Creato il 21 aprile 2010 da Lucas
a Gianfranco Fini
Nell'accidiosa primavera quando le ferie incombono
la città si svuota.
È dalle Idi di marzo che un vecchio merlo si posa
sul davanzale a beccare chicchi di riso e briciole.
Non utile per lui scendere nel cortile
ingombro di tante macchine casse sacchi racchette.
Alla finestra di fronte un antiquario in vestaglia
e due gattini siamesi. Da un osservatorio
un ragazzino rossiccio che tira ai piccioni col flòbert.
Vasto l'appartamento del grande Oncologo,
sempre deserto e buio. Ma non fu tale una notte,
quando avvampò di luci alla notizia
che il prefato era accolto in parlamento.
Tanti gli stappamenti di sciampagna,
i flash, le risa, gli urli dei gratulanti
che anche la Gina fu destata e corse
tutta eccitata a dirmi: ce l'ha fatta!
Eugenio Montale, Diario del '71 e del '72, Mondadori, Milano.
Tornando a casa stasera ho pensato al mio Eusebio e nel suo lago (non) d'indifferenza ho pescato questi versi.
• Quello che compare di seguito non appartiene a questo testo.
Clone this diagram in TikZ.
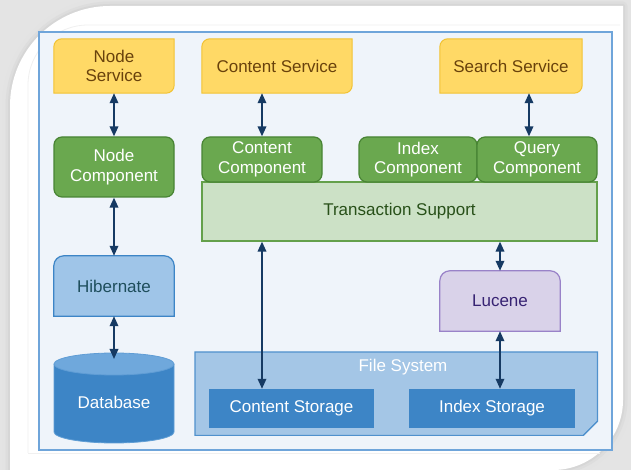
\documentclass[tikz,border=0pt]{standalone}
\usepackage{fontspec}
\setmainfont{Liberation Sans}
\usetikzlibrary{arrows.meta,calc}
\pgfdeclarelayer{back}\pgfdeclarelayer{mid}
\pgfsetlayers{back,mid,main}
\definecolor{shadowgray}{RGB}{228,228,228}
\definecolor{framefill}{RGB}{239,244,250}
\definecolor{frameline}{RGB}{111,165,218}
\definecolor{svcfill}{RGB}{255,217,102}
\definecolor{svcline}{RGB}{241,194,50}
\definecolor{svctext}{RGB}{105,66,12}
\definecolor{cmpfill}{RGB}{106,168,79}
\definecolor{cmpline}{RGB}{72,132,52}
\definecolor{txfill}{RGB}{204,225,198}
\definecolor{txline}{RGB}{100,160,75}
\definecolor{txtext}{RGB}{40,80,25}
\definecolor{hbfill}{RGB}{159,197,232}
\definecolor{hbline}{RGB}{61,133,198}
\definecolor{hbtext}{RGB}{30,78,92}
\definecolor{stfill}{RGB}{61,133,198}
\definecolor{dbtop}{RGB}{111,168,220}
\definecolor{fsfill}{RGB}{164,198,230}
\definecolor{fsline}{RGB}{80,145,205}
\definecolor{lufill}{RGB}{217,210,233}
\definecolor{luline}{RGB}{153,130,200}
\definecolor{lutext}{RGB}{55,35,115}
\definecolor{arrowc}{RGB}{22,58,99}
\newcommand\ShapeTLBR[3]{\path[#2] (#1.south west) -- ($(#1.north west)+(0,-#3)$) arc[start angle=180,end angle=90,radius=#3] -- (#1.north east) -- ($(#1.south east)+(0,#3)$) arc[start angle=0,end angle=-90,radius=#3] -- cycle;}
\newcommand\ShapeTop[3]{\path[#2] (#1.south west) -- ($(#1.north west)+(0,-#3)$) arc[start angle=180,end angle=90,radius=#3] -- ($(#1.north east)+(-#3,0)$) arc[start angle=90,end angle=0,radius=#3] -- (#1.south east) -- cycle;}
\newcommand\CardPath{(10,-20) -- (10,364) arc[start angle=180,end angle=90,radius=100] -- (623,464) -- (623,70) arc[start angle=0,end angle=-90,radius=70] -- (10,0) -- cycle}
\begin{document}
\begin{tikzpicture}[x=1pt,y=1pt,
  lbl/.style={inner sep=0pt, align=center, font=\fontsize{17}{19.5}\selectfont},
  svc/.style={lbl, text=svctext, minimum height=54pt},
  cmp/.style={lbl, text=white, fill=cmpfill, draw=cmpline, line width=1.2pt, rounded corners=8pt},
  stor/.style={lbl, text=white, fill=stfill, minimum height=39pt},
  svcshape/.style={fill=svcfill, draw=svcline, line width=1pt},
  link/.style={arrowc, line width=1.8pt, {Triangle[width=8.5pt,length=10pt]}-{Triangle[width=8.5pt,length=10pt]}}]
\useasboundingbox (0,0) rectangle (631,470);
% background card with soft shadow
\begin{pgfonlayer}{back}
\fill[shadowgray] (0,0) rectangle (631,470);
\draw[gray!22, line width=16pt, line join=round] \CardPath;
\draw[gray!27, line width=9pt, line join=round] \CardPath;
\draw[gray!32, line width=4pt, line join=round] \CardPath;
\fill[white] \CardPath;
\draw[gray!12, line width=0.8pt] (28,17) -- (28,385) arc[start angle=180,end angle=90,radius=60] -- (620,445);
\draw[gray!12, line width=0.8pt] (28,17) -- (600,17);
\fill[framefill] (39,20) rectangle (612,438);
\draw[frameline, line width=1.5pt] (39,20) rectangle (612,438);
\end{pgfonlayer}
% services
\node[svc, minimum width=120pt] (ns) at (114,404) {Node\\Service};
\node[svc, minimum width=150pt] (cs) at (277,404) {Content Service};
\node[svc, minimum width=142pt] (ss) at (511,404) {Search Service};
% transaction support
\node[lbl, text=txtext, fill=txfill, draw=txline, line width=1.2pt, minimum width=395pt, minimum height=59pt] (ts) at (399.5,258.5) {Transaction Support};
% components
\node[cmp, minimum width=120pt, minimum height=60pt] (nc) at (114,303) {Node\\Component};
\node[cmp, minimum width=120pt, minimum height=45pt] (cc) at (262,310.5) {Content\\Component};
\node[cmp, minimum width=118pt, minimum height=45pt] (ic) at (418,310.5) {Index\\Component};
\node[cmp, minimum width=120pt, minimum height=45pt] (qc) at (537,310.5) {Query\\Component};
% hibernate, lucene
\node[lbl, text=hbtext, minimum width=120pt, minimum height=60pt] (hb) at (114,184) {Hibernate};
\node[lbl, text=lutext, minimum width=120pt, minimum height=60pt] (lu) at (500,169) {Lucene};
% file system
\node[lbl, minimum width=402pt, minimum height=83pt, anchor=north west] (fs) at (195,118) {};
\node[lbl, text=white] (fslbl) at (403,103) {File System};
\node[stor, minimum width=165pt] (cst) at (291.5,61.5) {Content Storage};
\node[stor, minimum width=166pt] (ist) at (492,61.5) {Index Storage};
% database
\node[lbl, text=white] (db) at (114,68) {Database};
\coordinate (dbin) at (114,111);
\begin{pgfonlayer}{mid}
\ShapeTLBR{ns}{svcshape}{8}
\ShapeTLBR{cs}{svcshape}{8}
\ShapeTLBR{ss}{svcshape}{8}
\ShapeTop{hb}{fill=hbfill, draw=hbline, line width=1.2pt}{10}
\ShapeTop{lu}{fill=lufill, draw=luline, line width=1.2pt}{10}
\path[fill=fsfill, draw=fsline, line width=1.2pt] (fs.north west) -- (fs.north east) -- ($(fs.south east)+(0,14)$) -- ($(fs.south east)+(-14,0)$) -- (fs.south west) -- cycle;
\path[fill=dbtop, draw=fsline, line width=0.8pt] ($(fs.south east)+(0,14)$) -- ($(fs.south east)+(-11,3)$) -- ($(fs.south east)+(-14,0)$) -- cycle;
\fill[stfill] (54,106) -- (54,38) arc[x radius=60, y radius=11, start angle=180, end angle=360] -- (174,106) -- cycle;
\draw[dbtop!70!stfill, line width=0.8pt] (54,106) -- (54,38) arc[x radius=60, y radius=11, start angle=180, end angle=360] -- (174,106);
\draw[fill=dbtop, draw=dbtop!70!stfill, line width=0.8pt] (114,106) ellipse[x radius=60, y radius=11];
\end{pgfonlayer}
% connectors
\draw[link] (ns.south) -- (nc.north);
\draw[link] (cs.south -| cc.north) -- (cc.north);
\draw[link] ([xshift=-8pt]qc.north |- ss.south) -- ([xshift=-8pt]qc.north);
\draw[link] (nc.south) -- (hb.north);
\draw[link] (hb.south) -- (dbin);
\draw[link] (cc.center |- ts.south) -- (cc.center |- cst.north);
\draw[link] (lu.north |- ts.south) -- (lu.north);
\draw[link] (lu.south) -- (lu.south |- ist.north);
\end{tikzpicture}
\end{document}
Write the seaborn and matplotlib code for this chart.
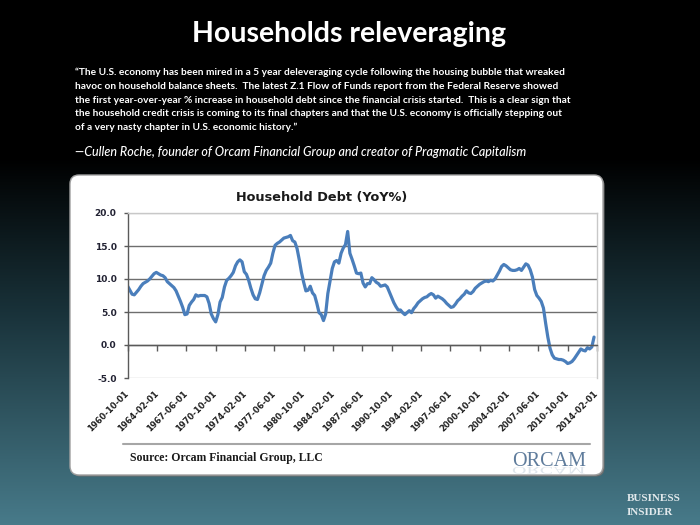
import numpy as np
import pandas as pd
import seaborn as sns
import matplotlib.pyplot as plt
import matplotlib.dates as mdates
import matplotlib.transforms as mtransforms
from matplotlib.patches import FancyBboxPatch, PathPatch
from matplotlib.textpath import TextPath
from matplotlib.font_manager import FontProperties

# Household debt, year-over-year % change, quarterly from 1960-10-01
debt_yoy = [
    8.9, 8.3, 7.7, 7.6, 8.0, 8.4, 8.9, 9.3,
    9.5, 9.7, 10.0, 10.4, 10.8, 11.0, 10.8, 10.6,
    10.5, 10.2, 9.6, 9.3, 9.0, 8.7, 8.2, 7.4,
    6.6, 5.7, 4.6, 4.7, 6.0, 6.5, 6.9, 7.6,
    7.4, 7.5, 7.5, 7.5, 7.3, 6.3, 4.7, 4.0,
    3.5, 4.6, 6.5, 7.2, 8.8, 9.8, 10.1, 10.5,
    11.0, 12.0, 12.6, 12.9, 12.6, 11.1, 10.7, 9.8,
    8.6, 7.6, 7.0, 6.9, 7.9, 9.2, 10.5, 11.3,
    11.8, 12.4, 13.9, 15.1, 15.4, 15.6, 15.9, 16.2,
    16.3, 16.4, 16.6, 15.8, 15.6, 14.6, 12.9, 11.0,
    9.5, 8.2, 8.3, 8.9, 7.9, 7.5, 6.3, 4.9,
    4.6, 3.7, 4.7, 7.8, 9.7, 11.6, 12.6, 12.8,
    12.4, 13.9, 14.7, 15.2, 17.2, 13.9, 13.0, 12.0,
    10.9, 10.8, 10.9, 9.4, 8.8, 9.3, 9.3, 10.2,
    9.9, 9.5, 9.3, 8.9, 9.0, 9.1, 8.8, 8.0,
    7.2, 6.4, 5.8, 5.3, 5.3, 4.9, 4.6, 4.9,
    5.2, 4.9, 5.5, 5.9, 6.4, 6.7, 7.0, 7.2,
    7.3, 7.6, 7.8, 7.6, 7.1, 7.4, 7.2, 7.0,
    6.7, 6.3, 6.0, 5.7, 5.8, 6.2, 6.7, 7.0,
    7.4, 7.7, 8.2, 7.9, 7.8, 8.1, 8.6, 8.9,
    9.2, 9.4, 9.6, 9.7, 9.6, 9.8, 9.7, 10.0,
    10.6, 11.2, 11.9, 12.2, 12.0, 11.7, 11.4, 11.3,
    11.3, 11.4, 11.6, 11.3, 11.8, 12.3, 12.1, 11.4,
    10.3, 8.4, 7.5, 7.1, 6.6, 5.6, 3.3, 1.2,
    -0.5, -1.5, -2.0, -2.1, -2.2, -2.2, -2.3, -2.5,
    -2.8, -2.7, -2.5, -2.1, -1.6, -1.1, -0.6, -0.8,
    -0.9, -0.4, -0.6, -0.3, 1.2,
]
first_quarter = '1960-10-01'

x_tick_labels = ['1960-10-01', '1964-02-01', '1967-06-01', '1970-10-01', '1974-02-01',
                 '1977-06-01', '1980-10-01', '1984-02-01', '1987-06-01', '1990-10-01',
                 '1994-02-01', '1997-06-01', '2000-10-01', '2004-02-01', '2007-06-01',
                 '2010-10-01', '2014-02-01']
y_ticks = [-5, 0, 5, 10, 15, 20]

page_title = 'Households releveraging'
quote_lines = [
    '\u201cThe U.S. economy has been mired in a 5 year deleveraging cycle following the housing bubble that wreaked',
    'havoc on household balance sheets.  The latest Z.1 Flow of Funds report from the Federal Reserve showed',
    'the first year-over-year % increase in household debt since the financial crisis started.  This is a clear sign that',
    'the household credit crisis is coming to its final chapters and that the U.S. economy is officially stepping out',
    'of a very nasty chapter in U.S. economic history.\u201d',
]
attribution = '\u2014Cullen Roche, founder of Orcam Financial Group and creator of Pragmatic Capitalism'
chart_title = 'Household Debt (YoY%)'
source_text = 'Source: Orcam Financial Group, LLC'

df = pd.DataFrame({
    'date': pd.date_range(first_quarter, periods=len(debt_yoy), freq='QS'),
    'yoy': debt_yoy,
})
df['x'] = mdates.date2num(df['date'])
tick_pos = mdates.date2num(pd.to_datetime(x_tick_labels))

sns.set_theme(style='white')
plt.rcParams['font.family'] = ['DejaVu Sans']

fig = plt.figure(figsize=(7, 5.25), dpi=100)

# background in pixel units (y going down)
bg = fig.add_axes([0, 0, 1, 1])
bg.set_xlim(0, 700)
bg.set_ylim(525, 0)
bg.axis('off')

rows = np.linspace(0, 1, 525)
stops = [0.0, 0.3, 0.6, 1.0]
reds = np.interp(rows, stops, [0.0, 0.0, 0.10, 0.28])
greens = np.interp(rows, stops, [0.0, 0.0, 0.20, 0.48])
blues = np.interp(rows, stops, [0.0, 0.0, 0.23, 0.54])
grad = np.stack([reds, greens, blues], axis=1)[:, None, :].repeat(2, axis=1)
bg.imshow(grad, extent=(0, 700, 525, 0), aspect='auto', zorder=0)

bg.text(349, 42, page_title, ha='center', va='baseline', color='white',
        fontsize=20.5, fontweight='bold', family='Lato')
for i, line in enumerate(quote_lines):
    bg.text(75, 75 + i * 13.8, line, ha='left', va='baseline', color='white',
            fontsize=7.3, fontweight='bold', family='Lato')
bg.text(75, 155.5, attribution, ha='left', va='baseline', color='white',
        fontsize=9.0, style='italic', fontweight='medium', family='Lato')

# white chart card
bg.add_patch(FancyBboxPatch((71.5, 176.5), 533, 300, boxstyle='round,pad=0,rounding_size=9',
                            fc='#6f6f6f', ec='none', zorder=1))
bg.add_patch(FancyBboxPatch((70, 175), 533, 300, boxstyle='round,pad=0,rounding_size=9',
                            fc='white', ec='#a0a0a0', lw=1, zorder=2))
bg.text(322, 198, chart_title, ha='center', va='center', color='#1a1a1a',
        fontsize=9.3, fontweight='bold', zorder=3)
bg.plot([123, 590], [444, 444], color='#a6a6a6', lw=1.5, zorder=3)
bg.text(130, 458, source_text, ha='left', va='center', color='#1a1a1a',
        fontsize=8.5, fontweight='bold', family='Liberation Serif', zorder=3)

# ORCAM logo with a faint reflection
bg.text(512, 466, 'ORCAM', ha='left', va='baseline', color='#5f7c9c',
        fontsize=14.5, family='Liberation Serif', zorder=3)
logo_path = TextPath((0, 0), 'ORCAM', size=20, prop=FontProperties(family='Liberation Serif'))
bg.add_patch(PathPatch(logo_path, fc='#b8c6d4', ec='none', alpha=0.45, zorder=3,
                       transform=mtransforms.Affine2D().scale(1, 0.5).translate(512, 467) + bg.transData))

bg.text(627, 501, 'BUSINESS', ha='left', va='baseline', color='#e2e9ec',
        fontsize=8, fontweight='bold', family='Liberation Serif')
bg.text(627, 515, 'INSIDER', ha='left', va='baseline', color='#e2e9ec',
        fontsize=8, fontweight='bold', family='Liberation Serif')

# the chart itself
ax = fig.add_axes([127.7 / 700, 1 - 378 / 525, (597 - 127.7) / 700, (378 - 213) / 525])
ax.set_zorder(5)
sns.lineplot(data=df, x='x', y='yoy', ax=ax, color='#4a7ebb', linewidth=2.3)
ax.set_xlim(tick_pos[0], tick_pos[-1])
ax.set_ylim(-5, 20)
ax.set_xlabel('')
ax.set_ylabel('')

ax.set_yticks(y_ticks)
ax.set_yticklabels([f'{v:.1f}' for v in y_ticks], fontsize=6.5, fontweight='bold', color='#222233')
ax.tick_params(axis='y', left=True, length=3, width=1, color='#5a5a5a', pad=5)
ax.yaxis.grid(True, color='#6e6e6e', linewidth=1)
ax.xaxis.grid(False)
for v, gl in zip(y_ticks, ax.get_ygridlines()):
    if v in (-5, 20):
        gl.set_color('#c8c8c8')

ax.spines['left'].set_color('#5a5a5a')
ax.spines['bottom'].set_position(('data', 0))
ax.spines['bottom'].set_color('#5a5a5a')
for side in ['top', 'right']:
    ax.spines[side].set_color('#c8c8c8')
for side in ax.spines:
    ax.spines[side].set_linewidth(1)

ax.set_xticks(tick_pos)
ax.tick_params(axis='x', bottom=True, direction='out', length=4, width=1,
               color='#5a5a5a', labelbottom=False)

sec = ax.secondary_xaxis(0)
sec.set_xticks(tick_pos, labels=x_tick_labels)
sec.tick_params(length=0, pad=10)
sec.spines['bottom'].set_visible(False)
plt.setp(sec.get_xticklabels(), rotation=45, ha='right', va='center', rotation_mode='anchor',
         fontsize=6, fontweight='bold', color='#222222')

fig.savefig('out.png', dpi=100)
Montale li scrisse (credo) in occasione della sua elezione a senatore a vita (avvenuta nel 1967). Io chiaramente li riporto con la loro particolare valenza di adesione alla realtà politica odierna (ma proprio odierna!), facendo del mio meglio nel linkare i luoghi giusti.
E poi anche con la gioia di far sopravvivere vocaboli in disuso come prefato e gratulanti.
Infine (e a parte): Montale fu eletto senatore a vita quando ancora la poesia in Italia aveva una valenza politica; perlomeno: tra i politici v'era chi nutriva rispetto e ammirazione verso la poesia, ovvero sapeva leggere versi, coglierli, valorizzarli. Il poeta era uno strumento umano che una vasta comunità di lettori usava per leggere il mondo. Oggi non è più così. La poesia non ha trovato spazio nella moltitudine dei non pensanti che preferisce tenere incollate le cuffie sul nulla. La poesia non ha più il conforto della ripetizione, non ha più potere di diventare meme - e diffondersi. Si diffondono solo grevi canzonette leggere che lasciano tracce di polvere vulcano nel proprio cervello bruciato.